Employers are prudent: they don’t want to lose their best staff, especially those who they’ve trained and invested in, and who possess valuable corporate knowledge and client relationships. The cost of attrition is enormously high in many professions, sometimes the annual salary of the departing employee when recruitment costs, training and opportunity costs are all factored in. It’s much cheaper for employers to keep staff after they have children.

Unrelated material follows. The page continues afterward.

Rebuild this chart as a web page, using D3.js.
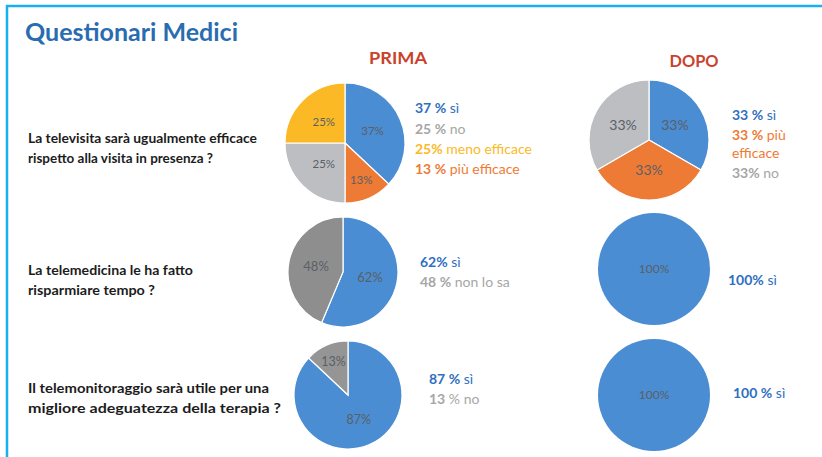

This leads to common sense arrangements, such as starting work later on certain days in order to drop children at childcare or school, or leaving work earlier on other days to pick them up. Technology has a valuable role to play, with staff able to log on at home after the kids are in bed. As long as clients’ expectations are looked after, there is often no reason for employers to care how and where the work is done, as long as it’s done. That’s why these common sense arrangements are already occurring, without any intervention from the government.
This is not the time to be hitting businesses on the head with another regulatory stick. They have enough red tape to deal with. Instead of playing patronising politics, let’s address the real cause behind families struggling with part-time working arrangements: childcare.
Flexible, affordable and accessible childcare is the key to women being able to return to work after childbirth. Yet childcare costs have increased by almost triple the annual inflation rate over the last few years, while the demand for long day care places is higher than ever. And the lack of flexible childcare, such as after-school care and centres open beyond 6pm, means that many parents who want to and need to work longer hours or on certain days, can’t. Australians are increasingly becoming parents later in life, therefore grandparents are not necessarily around or capable of providing supplementary childcare. Many Australians are immigrants whose families live in distant lands. Professional childcare is the only way these families can return to work.
We know that as a nation we need more children in order to create enough taxpayers to support us in retirement – the Intergenerational Report makes for ominous reading on this issue! And we know we need to increase our productivity in order to improve our nation’s economic growth. While Australian women are the most educated in the OECD, their workplace participation rate is among the lowest. What a wasted investment! Flexible, affordable and accessible childcare is the key to unlocking our economy’s future prosperity.
Enough with the ruses and patronising distractions. If the political parties are serious about winning over Australian women at this year’s federal election, they must provide us with visionary childcare reform proposals. Our national interest is counting on it.